Question

A mixture of $CaC{l_2}$ and $NaCl$ weighing $4.44$ is treated with sodium to precipitate all the $C{a^{2 + }}$ ions as calcium carbonate. The calcium carbonate so obtained is heated strongly to get $0.56g$ of $CaO$. The percentage of $NaCl$ in the mixture of (atomic mass of $Ca = 40)$ is
A. 75
B. 30.6
C. 25
D. 69.4

Answer 1

Hint: As we know that solubility is the property of a solute to dissolve in a solvent. So, the percentage of a solution can be defined as the percent of a solute given a particular solution. The percent can be determined in two ways i.e. the ratio of the mass of the solute divided by the mass of the solution and the ratio of the volume of the solute divided by the volume of the solution.

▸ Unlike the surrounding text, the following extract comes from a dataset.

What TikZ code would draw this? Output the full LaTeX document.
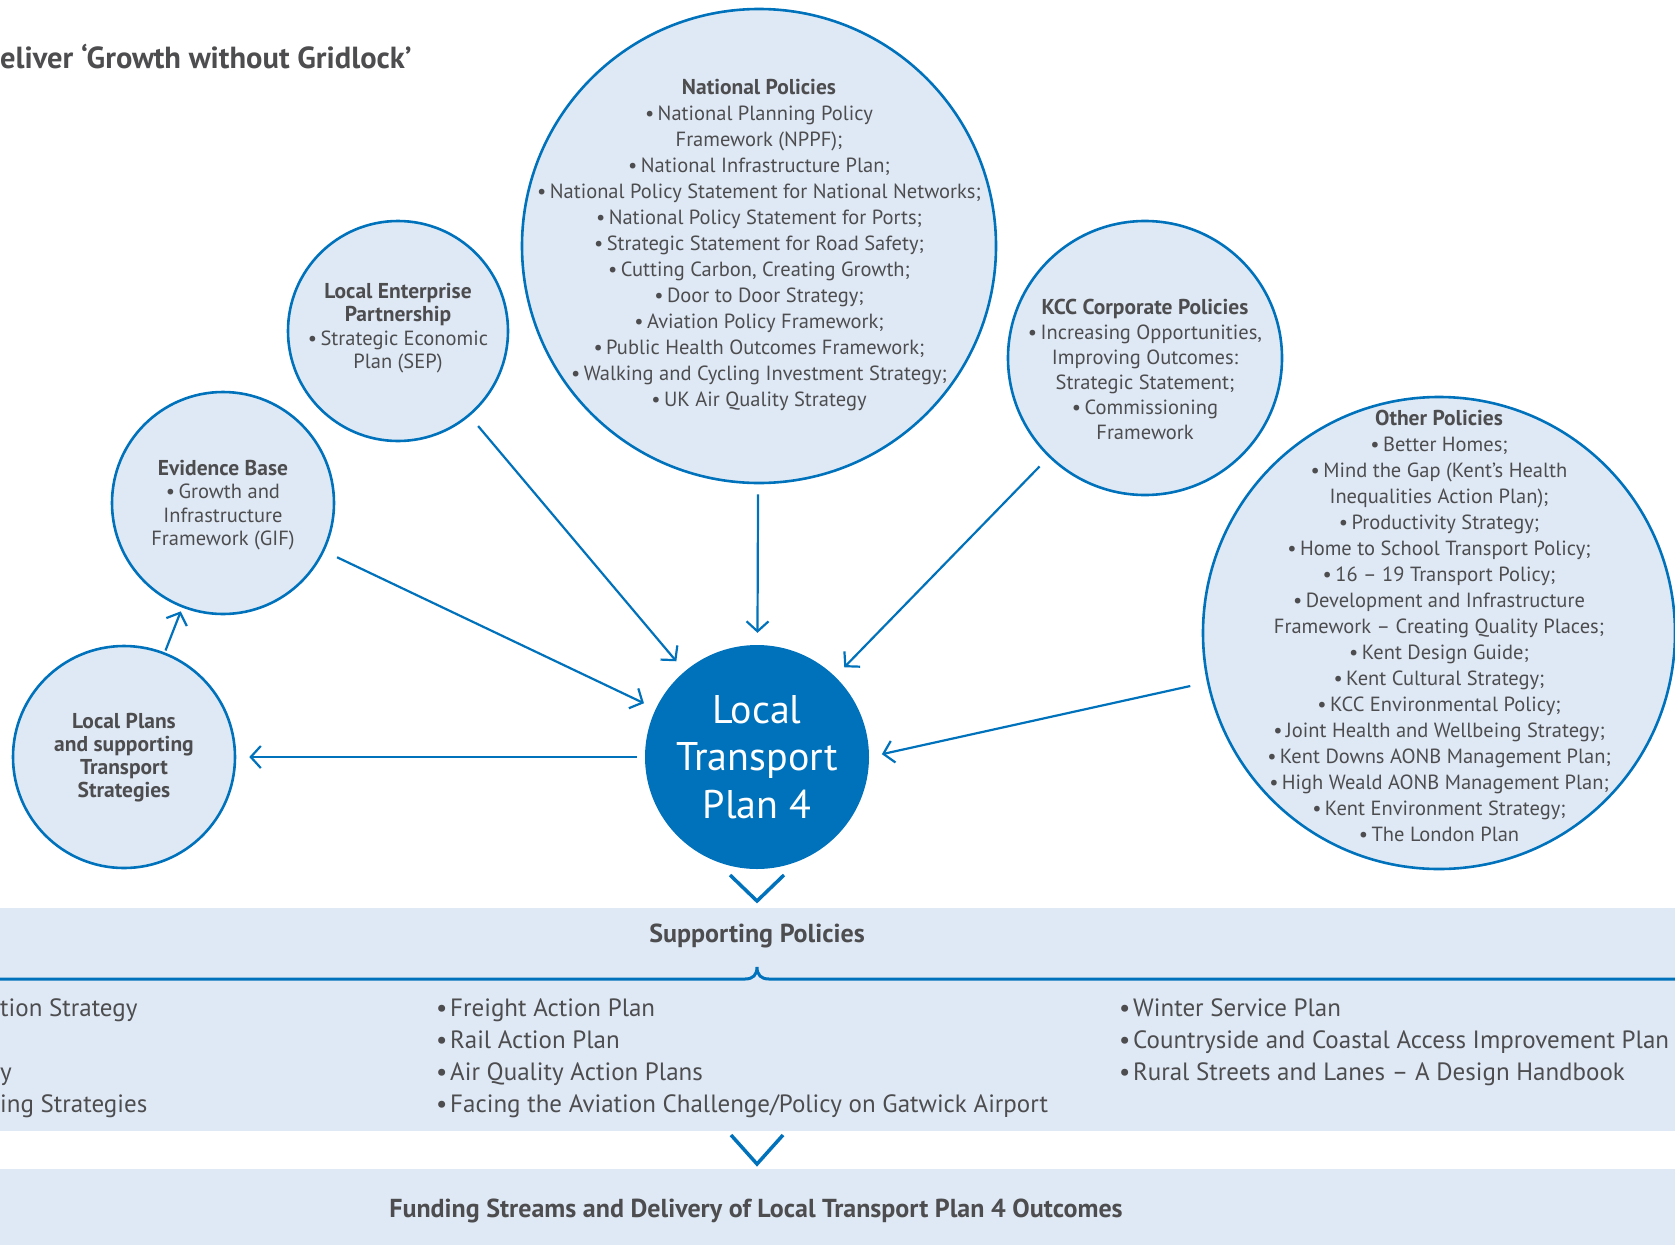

Complete step by step answer:
The percentage of a solution by mass can be defined as the mass of a solute in the volume of a solution.
 Percentage of a solution (w/v) $ = \dfrac{{{\text{Mass of solute}}}}{{{\text{Volume of solution}}}} \times 100$
Percent by volume (v/v) $ = \dfrac{{{\text{Volume of solute}}}}{{{\text{Volume of solution}}}} \times 100$
According to the question, a mixture is formed when $CaC{l_2}$ and $NaCl$ reacts with sodium then it forms sodium carbonate. We can write the chemical equation for this reaction as,
$CaC{l_2} + NaCl + N{a_2}C{O_3} \to CaC{O_3} + 2NaCl + NaCl$
Both $CaC{l_2}$ and $NaCl$ weighing $4.44$ that is given in the question. The next statement is that calcium carbonate is obtained by heating strongly to get $0.56g$ of $CaO$. Then, the equation becomes:
$CaC{O_3}\xrightarrow{\Delta }CaO + C{O_2}$
$ 1 \;\;\;\;\;\;\;\;\;\;\;\;\;\;0.56g$
$100CaC{O_3} = 111gCaC{l_2}$
$ \Rightarrow 1gCaC{O_3} = 1.11gCaC{l_2}$
Thus, weight of $CaC{l_2}$= 1.11g
Then, we can calculate the weight of $NaCl$$ = \left( {4.44 - 1.11} \right) = 3.3g$
Now we can calculate percentage of NaCl as,
${\text{Percentage of solution}} = \dfrac{{{\text{Mass of solute}}}}{{{\text{Volume of solution}}}} \times 100$
Substituting the known values in the above formula we get,
Therefore, the percent of $NaCl$ = $\dfrac{{3.33}}{{4.44}} \times 100 = 75\% $

So, the correct answer is Option A.

Note: We must remember that the concentration of a solute is important for studying chemical reactions because it determines how often the molecules collide in a solution. Thus, concentration indirectly determines the rates of reactions and the conditions occurring at equilibrium. Also, it can be expressed in three different ways like percent by volume, percent by mass, and molarity.